▶ _Short problem_:
Only the lines from the top of the listing below to the line that has "const bMassValues = [100];" should be echoed, with both ends kept and pictures left out.

▶ _Data block_:

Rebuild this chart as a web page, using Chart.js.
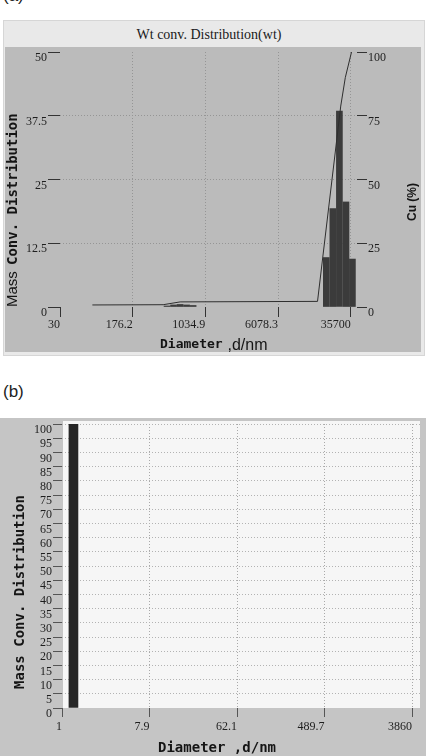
<!DOCTYPE html>
<html>
<head>
<meta charset="utf-8">
<script src="https://cdn.jsdelivr.net/npm/chart.js@4"></script>
<style>
  html, body { margin: 0; padding: 0; background: #fff; }
  body { position: relative; width: 432px; height: 756px; overflow: hidden; font-family: 'Liberation Sans', Arial, sans-serif; }
  .abs { position: absolute; }
  .panel-label { font-size: 17px; color: #222; left: 3px; }
  #frameA { left: 3px; top: 20px; width: 422px; height: 336px; background: #e9e9e9; border: 1px solid #d6d6d6; box-sizing: border-box; }
  #plotA { left: 5px; top: 47px; width: 416px; height: 305px; background: #bbbbbb; }
  #titleA { left: 3px; top: 27px; width: 412px; text-align: center; font: 14px 'Liberation Serif', serif; color: #1a1a1a; line-height: 16px; }
  #frameB { left: 0; top: 418px; width: 426px; height: 338px; background: #c5c5c5; }
  #wrapA { left: 0; top: 0; }
  #wrapB { left: 0; top: 400px; }
</style>
</head>
<body>
<div class="abs panel-label" style="top:-14px">(a)</div>
<div class="abs" id="frameA"></div>
<div class="abs" id="plotA"></div>
<div class="abs" id="titleA">Wt conv. Distribution(wt)</div>
<div class="abs panel-label" style="top:382px">(b)</div>
<div class="abs" id="frameB"></div>
<div class="abs" id="wrapA"><canvas id="chartA" width="432" height="360"></canvas></div>
<div class="abs" id="wrapB"><canvas id="chartB" width="432" height="356"></canvas></div>

<script>
// ---- panel (a) data ----
const aTickValues = [30, 176.2, 1034.9, 6078.3, 35700];
const aTickLabels = ['30', '176.2', '1034.9', '6078.3', '35700'];
const aLeftTicks = [0, 12.5, 25, 37.5, 50];
const aRightTicks = [0, 25, 50, 75, 100];
const aBinDiameters = [407, 477, 559, 655, 768, 19700, 23100, 27100, 31800, 37200];
const aMassValues = [0.2, 0.4, 0.5, 0.4, 0.3, 9.7, 19.3, 38.4, 20.6, 9.4];
const aCumDiameters = [66, 370, 560, 15900, 28000, 31300, 36400];
const aCumValues = [0.8, 0.9, 2.0, 2.2, 78.8, 90, 100];

// ---- panel (b) data ----
const bTickValues = [1, 7.9, 62.1, 489.7, 3860];
const bTickLabels = ['1', '7.9', '62.1', '489.7', '3860'];
const bLeftTicks = [0, 5, 10, 15, 20, 25, 30, 35, 40, 45, 50, 55, 60, 65, 70, 75, 80, 85, 90, 95, 100];
const bBinDiameters = [1.31];
const bMassValues = [100];

const serif = { family: "'Liberation Serif', 'Times New Roman', serif", size: 12 };
const monoBold = "bold 14px 'DejaVu Sans Mono', monospace";

// draws free text (axis titles) onto the canvas
const freeText = {
    id: 'freeText',
    afterDraw(chart, args, opts) {
        const ctx = chart.ctx;
        (opts.items || []).forEach(it => {
            ctx.save();
            ctx.translate(it.x, it.y);
            if (it.rotate) ctx.rotate(it.rotate);
            ctx.font = it.font;
            ctx.fillStyle = it.color || '#151515';
            ctx.textAlign = it.align || 'left';
            ctx.textBaseline = 'middle';
            ctx.fillText(it.text, 0, 0);
            ctx.restore();
        });
    }
};

// fills the plot area
const plotBg = {
    id: 'plotBg',
    beforeDraw(chart, args, opts) {
        if (!opts.color) return;
        const { ctx, chartArea: a } = chart;
        ctx.save();
        ctx.fillStyle = opts.color;
        ctx.fillRect(a.left + 1, a.top - 3, a.right - a.left - 1, a.bottom - a.top + 3);
        ctx.restore();
    }
};

function fixTicks(values) {
    return function (scale) { scale.ticks = values.map(v => ({ value: v })); };
}

function toPoints(xs, ys) {
    return xs.map((x, i) => ({ x: x, y: ys[i] }));
}

// ---------- chart (a) ----------
new Chart(document.getElementById('chartA'), {
    type: 'bar',
    data: {
        datasets: [
            {
                type: 'line',
                data: toPoints(aCumDiameters, aCumValues),
                yAxisID: 'y2',
                borderColor: '#2e2e2e',
                borderWidth: 1,
                pointRadius: 0,
                tension: 0,
                order: 1
            },
            {
                type: 'bar',
                data: toPoints(aBinDiameters, aMassValues),
                yAxisID: 'y',
                backgroundColor: '#3b3b3b',
                barThickness: 6,
                order: 2
            }
        ]
    },
    options: {
        responsive: false,
        animation: false,
        layout: { padding: { top: 52, left: 0, right: 0, bottom: 0 } },
        plugins: {
            legend: { display: false },
            tooltip: { enabled: false },
            freeText: {
                items: [
                    { text: 'Mass', x: 13, y: 307, rotate: -Math.PI / 2, font: "15px 'Liberation Sans', sans-serif" },
                    { text: 'Conv. Distribution', x: 13, y: 265, rotate: -Math.PI / 2, font: monoBold },
                    { text: 'Diameter', x: 160, y: 345, font: "bold 13px 'DejaVu Sans Mono', monospace" },
                    { text: ' ,d/nm', x: 223, y: 346, font: "16px 'Liberation Sans', sans-serif" },
                    { text: 'Cu (%)', x: 413, y: 202, rotate: -Math.PI / 2, align: 'center', font: "bold 12px 'Liberation Sans', sans-serif" }
                ]
            }
        },
        scales: {
            x: {
                type: 'logarithmic',
                min: 30,
                max: 41600,
                offset: false,
                afterBuildTicks: fixTicks(aTickValues),
                afterFit: s => { s.height = 53; },
                ticks: { autoSkip: false, maxRotation: 0, align: 'end', padding: 1, font: serif, color: '#1e1e1e',
                         callback: (v, i) => aTickLabels[i] },
                grid: { offset: false, color: c => c.index === 0 ? 'rgba(0,0,0,0)' : '#959595', tickColor: '#333', tickLength: 10 },
                border: { display: false, dash: [1, 2] }
            },
            y: {
                position: 'left',
                min: 0,
                max: 50,
                afterBuildTicks: fixTicks(aLeftTicks),
                afterFit: s => { s.width = 60; },
                ticks: { autoSkip: false, font: serif, color: '#1e1e1e', padding: 1, labelOffset: 6, callback: v => String(v) },
                grid: { color: c => (c.tick && (c.tick.value === 0 || c.tick.value === 50)) ? 'rgba(0,0,0,0)' : '#959595', tickColor: '#333', tickLength: 12 },
                border: { display: false, dash: [1, 2] }
            },
            y2: {
                position: 'right',
                min: 0,
                max: 100,
                afterBuildTicks: fixTicks(aRightTicks),
                afterFit: s => { s.width = 75; },
                ticks: { autoSkip: false, font: serif, color: '#1e1e1e', padding: 1, labelOffset: 6, callback: v => String(v) },
                grid: { drawOnChartArea: false, tickColor: '#333', tickLength: 10 },
                border: { display: false }
            }
        }
    },
    plugins: [freeText]
});

// ---------- chart (b) ----------
new Chart(document.getElementById('chartB'), {
    type: 'bar',
    data: {
        datasets: [{
            data: toPoints(bBinDiameters, bMassValues),
            backgroundColor: '#262626',
            barThickness: 9
        }]
    },
    options: {
        responsive: false,
        animation: false,
        layout: { padding: { top: 24, left: 0, right: 12, bottom: 0 } },
        plugins: {
            legend: { display: false },
            tooltip: { enabled: false },
            plotBg: { color: '#f6f6f6' },
            freeText: {
                items: [
                    { text: 'Mass Conv. Distribution', x: 20, y: 192, rotate: -Math.PI / 2, align: 'center', font: monoBold },
                    { text: 'Diameter ,d/nm', x: 158, y: 348, font: monoBold }
                ]
            }
        },
        scales: {
            x: {
                type: 'logarithmic',
                min: 1,
                max: 4650,
                offset: false,
                afterBuildTicks: fixTicks(bTickValues),
                afterFit: s => { s.height = 48; },
                ticks: { autoSkip: false, maxRotation: 0, align: 'end', padding: 3, font: serif, color: '#1e1e1e',
                         callback: (v, i) => bTickLabels[i] },
                grid: { offset: false, color: c => c.index === 0 ? 'rgba(0,0,0,0)' : '#a9a9a9', tickColor: '#555', tickLength: 9 },
                border: { display: false, dash: [1, 2] }
            },
            y: {
                min: 0,
                max: 100,
                afterBuildTicks: fixTicks(bLeftTicks),
                afterFit: s => { s.width = 62; },
                ticks: { autoSkip: false, font: serif, color: '#1e1e1e', padding: 1, labelOffset: 6, callback: v => String(v) },
                grid: { color: c => (c.tick && c.tick.value === 0) ? 'rgba(0,0,0,0)' : '#b3b3b3', tickColor: '#555', tickLength: 9 },
                border: { display: false, dash: [1, 2] }
            }
        }
    },
    plugins: [plotBg, freeText]
});
</script>
</body>
</html>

▶ _Complete response_:
Rebuild this chart as a web page, using Chart.js.
<!DOCTYPE html>
<html>
<head>
<meta charset="utf-8">
<script src="https://cdn.jsdelivr.net/npm/chart.js@4"></script>
<style>
  html, body { margin: 0; padding: 0; background: #fff; }
  body { position: relative; width: 432px; height: 756px; overflow: hidden; font-family: 'Liberation Sans', Arial, sans-serif; }
  .abs { position: absolute; }
  .panel-label { font-size: 17px; color: #222; left: 3px; }
  #frameA { left: 3px; top: 20px; width: 422px; height: 336px; background: #e9e9e9; border: 1px solid #d6d6d6; box-sizing: border-box; }
  #plotA { left: 5px; top: 47px; width: 416px; height: 305px; background: #bbbbbb; }
  #titleA { left: 3px; top: 27px; width: 412px; text-align: center; font: 14px 'Liberation Serif', serif; color: #1a1a1a; line-height: 16px; }
  #frameB { left: 0; top: 418px; width: 426px; height: 338px; background: #c5c5c5; }
  #wrapA { left: 0; top: 0; }
  #wrapB { left: 0; top: 400px; }
</style>
</head>
<body>
<div class="abs panel-label" style="top:-14px">(a)</div>
<div class="abs" id="frameA"></div>
<div class="abs" id="plotA"></div>
<div class="abs" id="titleA">Wt conv. Distribution(wt)</div>
<div class="abs panel-label" style="top:382px">(b)</div>
<div class="abs" id="frameB"></div>
<div class="abs" id="wrapA"><canvas id="chartA" width="432" height="360"></canvas></div>
<div class="abs" id="wrapB"><canvas id="chartB" width="432" height="356"></canvas></div>

<script>
// ---- panel (a) data ----
const aTickValues = [30, 176.2, 1034.9, 6078.3, 35700];
const aTickLabels = ['30', '176.2', '1034.9', '6078.3', '35700'];
const aLeftTicks = [0, 12.5, 25, 37.5, 50];
const aRightTicks = [0, 25, 50, 75, 100];
const aBinDiameters = [407, 477, 559, 655, 768, 19700, 23100, 27100, 31800, 37200];
const aMassValues = [0.2, 0.4, 0.5, 0.4, 0.3, 9.7, 19.3, 38.4, 20.6, 9.4];
const aCumDiameters = [66, 370, 560, 15900, 28000, 31300, 36400];
const aCumValues = [0.8, 0.9, 2.0, 2.2, 78.8, 90, 100];

// ---- panel (b) data ----
const bTickValues = [1, 7.9, 62.1, 489.7, 3860];
const bTickLabels = ['1', '7.9', '62.1', '489.7', '3860'];
const bLeftTicks = [0, 5, 10, 15, 20, 25, 30, 35, 40, 45, 50, 55, 60, 65, 70, 75, 80, 85, 90, 95, 100];
const bBinDiameters = [1.31];
const bMassValues = [100];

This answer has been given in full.